▶ **SOURCE DATA**:
----
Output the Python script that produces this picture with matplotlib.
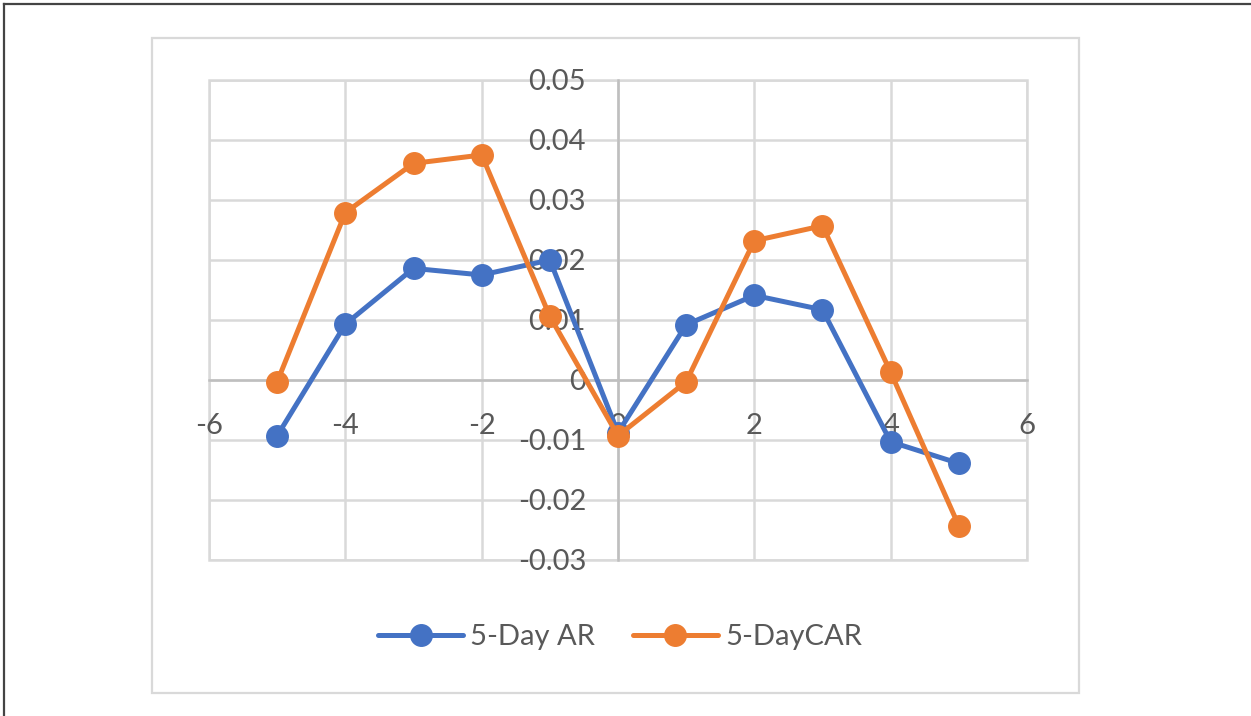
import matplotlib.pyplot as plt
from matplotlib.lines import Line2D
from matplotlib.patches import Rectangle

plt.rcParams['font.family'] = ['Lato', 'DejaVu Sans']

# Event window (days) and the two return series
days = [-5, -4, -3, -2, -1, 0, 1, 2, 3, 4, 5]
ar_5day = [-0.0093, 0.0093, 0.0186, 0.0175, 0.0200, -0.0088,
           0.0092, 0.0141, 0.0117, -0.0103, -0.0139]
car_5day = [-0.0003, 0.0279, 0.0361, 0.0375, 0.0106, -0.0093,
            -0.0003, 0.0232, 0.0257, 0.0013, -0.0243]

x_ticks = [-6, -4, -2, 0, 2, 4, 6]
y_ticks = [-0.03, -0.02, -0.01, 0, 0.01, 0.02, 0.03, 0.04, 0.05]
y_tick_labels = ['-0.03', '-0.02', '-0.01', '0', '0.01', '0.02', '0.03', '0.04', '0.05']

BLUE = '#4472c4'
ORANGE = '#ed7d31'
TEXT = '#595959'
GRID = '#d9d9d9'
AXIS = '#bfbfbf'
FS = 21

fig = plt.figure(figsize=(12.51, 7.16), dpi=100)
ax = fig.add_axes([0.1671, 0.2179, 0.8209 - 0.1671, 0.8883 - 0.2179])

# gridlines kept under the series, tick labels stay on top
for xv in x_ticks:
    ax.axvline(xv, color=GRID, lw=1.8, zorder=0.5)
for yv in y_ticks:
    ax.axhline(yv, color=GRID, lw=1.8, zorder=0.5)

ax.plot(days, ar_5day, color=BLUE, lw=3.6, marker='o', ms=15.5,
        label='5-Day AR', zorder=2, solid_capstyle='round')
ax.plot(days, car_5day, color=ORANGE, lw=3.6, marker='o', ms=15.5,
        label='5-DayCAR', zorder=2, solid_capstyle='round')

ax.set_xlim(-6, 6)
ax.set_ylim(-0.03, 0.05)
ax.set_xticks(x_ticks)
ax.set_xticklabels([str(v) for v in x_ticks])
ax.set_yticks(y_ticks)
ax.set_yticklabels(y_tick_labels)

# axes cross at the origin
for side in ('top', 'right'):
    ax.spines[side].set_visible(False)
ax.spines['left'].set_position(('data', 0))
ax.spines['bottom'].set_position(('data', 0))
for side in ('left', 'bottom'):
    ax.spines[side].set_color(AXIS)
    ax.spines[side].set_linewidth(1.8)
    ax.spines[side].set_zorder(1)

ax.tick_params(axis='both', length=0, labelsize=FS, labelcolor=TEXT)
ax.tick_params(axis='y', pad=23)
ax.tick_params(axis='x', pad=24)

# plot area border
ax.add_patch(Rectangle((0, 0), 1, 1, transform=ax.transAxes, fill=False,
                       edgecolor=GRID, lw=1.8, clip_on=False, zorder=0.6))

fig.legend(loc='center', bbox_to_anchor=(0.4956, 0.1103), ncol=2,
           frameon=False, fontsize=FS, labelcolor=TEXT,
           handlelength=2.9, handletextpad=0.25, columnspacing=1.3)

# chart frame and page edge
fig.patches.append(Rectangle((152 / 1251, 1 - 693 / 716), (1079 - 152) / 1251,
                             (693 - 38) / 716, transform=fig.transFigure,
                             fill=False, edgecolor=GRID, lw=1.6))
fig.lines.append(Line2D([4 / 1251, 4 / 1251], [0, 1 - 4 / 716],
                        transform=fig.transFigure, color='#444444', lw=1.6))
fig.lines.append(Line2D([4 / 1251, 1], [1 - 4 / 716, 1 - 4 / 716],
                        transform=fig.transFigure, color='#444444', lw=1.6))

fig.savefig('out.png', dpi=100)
----
▶ **REQUEST**:
Omit every picture while copying the listing above exactly.

▶ **RESULT OF THE TASK**:
Output the Python script that produces this picture with matplotlib.
import matplotlib.pyplot as plt
from matplotlib.lines import Line2D
from matplotlib.patches import Rectangle

plt.rcParams['font.family'] = ['Lato', 'DejaVu Sans']

# Event window (days) and the two return series
days = [-5, -4, -3, -2, -1, 0, 1, 2, 3, 4, 5]
ar_5day = [-0.0093, 0.0093, 0.0186, 0.0175, 0.0200, -0.0088,
           0.0092, 0.0141, 0.0117, -0.0103, -0.0139]
car_5day = [-0.0003, 0.0279, 0.0361, 0.0375, 0.0106, -0.0093,
            -0.0003, 0.0232, 0.0257, 0.0013, -0.0243]

x_ticks = [-6, -4, -2, 0, 2, 4, 6]
y_ticks = [-0.03, -0.02, -0.01, 0, 0.01, 0.02, 0.03, 0.04, 0.05]
y_tick_labels = ['-0.03', '-0.02', '-0.01', '0', '0.01', '0.02', '0.03', '0.04', '0.05']

BLUE = '#4472c4'
ORANGE = '#ed7d31'
TEXT = '#595959'
GRID = '#d9d9d9'
AXIS = '#bfbfbf'
FS = 21

fig = plt.figure(figsize=(12.51, 7.16), dpi=100)
ax = fig.add_axes([0.1671, 0.2179, 0.8209 - 0.1671, 0.8883 - 0.2179])

# gridlines kept under the series, tick labels stay on top
for xv in x_ticks:
    ax.axvline(xv, color=GRID, lw=1.8, zorder=0.5)
for yv in y_ticks:
    ax.axhline(yv, color=GRID, lw=1.8, zorder=0.5)

ax.plot(days, ar_5day, color=BLUE, lw=3.6, marker='o', ms=15.5,
        label='5-Day AR', zorder=2, solid_capstyle='round')
ax.plot(days, car_5day, color=ORANGE, lw=3.6, marker='o', ms=15.5,
        label='5-DayCAR', zorder=2, solid_capstyle='round')

ax.set_xlim(-6, 6)
ax.set_ylim(-0.03, 0.05)
ax.set_xticks(x_ticks)
ax.set_xticklabels([str(v) for v in x_ticks])
ax.set_yticks(y_ticks)
ax.set_yticklabels(y_tick_labels)

# axes cross at the origin
for side in ('top', 'right'):
    ax.spines[side].set_visible(False)
ax.spines['left'].set_position(('data', 0))
ax.spines['bottom'].set_position(('data', 0))
for side in ('left', 'bottom'):
    ax.spines[side].set_color(AXIS)
    ax.spines[side].set_linewidth(1.8)
    ax.spines[side].set_zorder(1)

ax.tick_params(axis='both', length=0, labelsize=FS, labelcolor=TEXT)
ax.tick_params(axis='y', pad=23)
ax.tick_params(axis='x', pad=24)

# plot area border
ax.add_patch(Rectangle((0, 0), 1, 1, transform=ax.transAxes, fill=False,
                       edgecolor=GRID, lw=1.8, clip_on=False, zorder=0.6))

fig.legend(loc='center', bbox_to_anchor=(0.4956, 0.1103), ncol=2,
           frameon=False, fontsize=FS, labelcolor=TEXT,
           handlelength=2.9, handletextpad=0.25, columnspacing=1.3)

# chart frame and page edge
fig.patches.append(Rectangle((152 / 1251, 1 - 693 / 716), (1079 - 152) / 1251,
                             (693 - 38) / 716, transform=fig.transFigure,
                             fill=False, edgecolor=GRID, lw=1.6))
fig.lines.append(Line2D([4 / 1251, 4 / 1251], [0, 1 - 4 / 716],
                        transform=fig.transFigure, color='#444444', lw=1.6))
fig.lines.append(Line2D([4 / 1251, 1], [1 - 4 / 716, 1 - 4 / 716],
                        transform=fig.transFigure, color='#444444', lw=1.6))

fig.savefig('out.png', dpi=100)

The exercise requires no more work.